For passengers in Punjab, Kalka is the railhead from which the mountain journey begins, and trains from Chandigarh, Ambala, and Delhi connect to Kalka for onward travel to Shimla. The heritage value of the Kalka–Shimla Railway has made it a major tourist attraction, and the Indian Railways has invested in maintaining and restoring the route's historic infrastructure — the tiny stations, the steam-era architecture, and the characterful vintage coaches that give the journey its unique atmosphere. It is one of the most beloved rail journeys in India, and its connection to the Punjab plains through the Kalka railhead gives the state a stake in one of the Indian Railways' most internationally celebrated heritage assets — a reminder that rail history in this region is measured not just in freight tonnes and passenger numbers but in experiences that have endured across generations.
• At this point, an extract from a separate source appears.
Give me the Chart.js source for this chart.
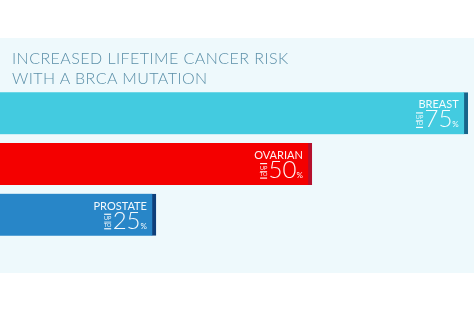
<!DOCTYPE html>
<html>
<head>
<meta charset="utf-8">
<script src="https://cdn.jsdelivr.net/npm/chart.js@4"></script>
<style>
  html, body { margin: 0; padding: 0; background: #ffffff; }
  #wrap { position: relative; width: 474px; height: 311px; }
  #title { position: absolute; left: 12px; top: 48px; font-family: Lato, "Open Sans", sans-serif; font-weight: 300;
           font-size: 16px; line-height: 20px; color: #5b8fa8; letter-spacing: 0.45px; z-index: 2; }
  canvas { position: absolute; left: 0; top: 0; }
</style>
</head>
<body>
<div id="wrap">
  <div id="title">INCREASED LIFETIME CANCER RISK<br>WITH A BRCA MUTATION</div>
  <canvas id="c" width="474" height="311"></canvas>
</div>
<script>
const categories = ["BREAST", "OVARIAN", "PROSTATE"];
const riskValues = [75, 50, 25];
const prefixText = ["UP", "TO"];
const barColors = ["#43cbe0", "#f40000", "#2886c8"];
const stripColors = ["#17648a", "#b5102d", "#0e3f7a"];

const panelPlugin = {
  id: 'panel',
  beforeDraw(chart) {
    const ctx = chart.ctx;
    ctx.save();
    ctx.fillStyle = '#eef9fc';
    ctx.fillRect(0, 38, 474, 235);
    ctx.restore();
  }
};

const labelPlugin = {
  id: 'barLabels',
  afterDatasetsDraw(chart) {
    const ctx = chart.ctx;
    const meta = chart.getDatasetMeta(0);
    ctx.save();
    meta.data.forEach((bar, i) => {
      const right = bar.x - 9;
      const top = bar.y - bar.height / 2;
      ctx.fillStyle = 'rgba(255,255,255,0.95)';
      ctx.textAlign = 'right';
      ctx.textBaseline = 'alphabetic';
      ctx.font = '400 11px Lato, "Open Sans", sans-serif';
      ctx.fillText(categories[i], right, top + 16);
      // percent sign
      ctx.font = '400 8px Lato, "Open Sans", sans-serif';
      ctx.fillText('%', right, top + 35);
      const pw = ctx.measureText('%').width;
      // number
      ctx.font = '300 24px Lato, "Open Sans", sans-serif';
      const num = String(riskValues[i]);
      ctx.fillText(num, right - pw, top + 35);
      const nw = ctx.measureText(num).width;
      // UP TO stacked
      const cx = right - pw - nw - 5;
      ctx.textAlign = 'center';
      ctx.font = '400 5.5px Lato, "Open Sans", sans-serif';
      ctx.fillText(prefixText[0], cx, top + 26.5);
      ctx.fillText(prefixText[1], cx, top + 33);
      ctx.fillRect(cx - 3.5, top + 20, 7, 1.2);
      ctx.fillRect(cx - 3.5, top + 28, 7, 0.8);
      ctx.fillRect(cx - 3.5, top + 34.5, 7, 1.2);
    });
    ctx.restore();
  }
};

new Chart(document.getElementById('c'), {
  type: 'bar',
  data: {
    labels: categories,
    datasets: [{
      data: riskValues,
      backgroundColor: barColors,
      borderColor: stripColors,
      borderWidth: { left: 0, top: 0, bottom: 0, right: 4 },
      borderSkipped: false,
      barThickness: 42
    }]
  },
  options: {
    indexAxis: 'y',
    responsive: false,
    animation: false,
    layout: { padding: { top: 88, bottom: 71, left: 0, right: 0 } },
    scales: {
      x: { display: false, min: 0, max: 76 },
      y: { display: false }
    },
    plugins: { legend: { display: false }, tooltip: { enabled: false }, title: { display: false } }
  },
  plugins: [panelPlugin, labelPlugin]
});
</script>
</body>
</html>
The Eastern Dedicated Freight Corridor and Punjab's Future
The Eastern Dedicated Freight Corridor (Eastern DFC), when fully operational, will transform the rail freight landscape of Punjab and the entire northern India region. The DFC runs from Ludhiana in Punjab to Dankuni in West Bengal — a distance of approximately 1,875 kilometres — entirely on tracks dedicated to freight, separated from the passenger network. This separation is the key innovation: on the existing main lines, slow-moving freight trains and fast passenger trains compete for the same tracks, causing delays to both. The DFC eliminates this conflict by giving freight its own high-capacity route with larger track gauge, heavier axle loads, and higher average speeds than the existing mixed-use network can support.
For Punjab specifically, the DFC enables more efficient movement of grain from the state's vast agricultural hinterland to the rest of India, reduces congestion on passenger lines by diverting freight off them, and anchors the Ludhiana MMLP as a major logistics hub for the region. New industrial projects — including the proposed Ludhiana–Chandigarh–Baddi industrial corridor and the Amritsar–Una rail line — are being planned in part around the DFC's freight connectivity and the improved passenger rail capacity that diverting freight will create. Punjab's railway future is being built not just on new passenger trains but on a comprehensive rethinking of how freight moves through the state and how that movement can sustain the agricultural and industrial vitality that has always defined the Punjab economy.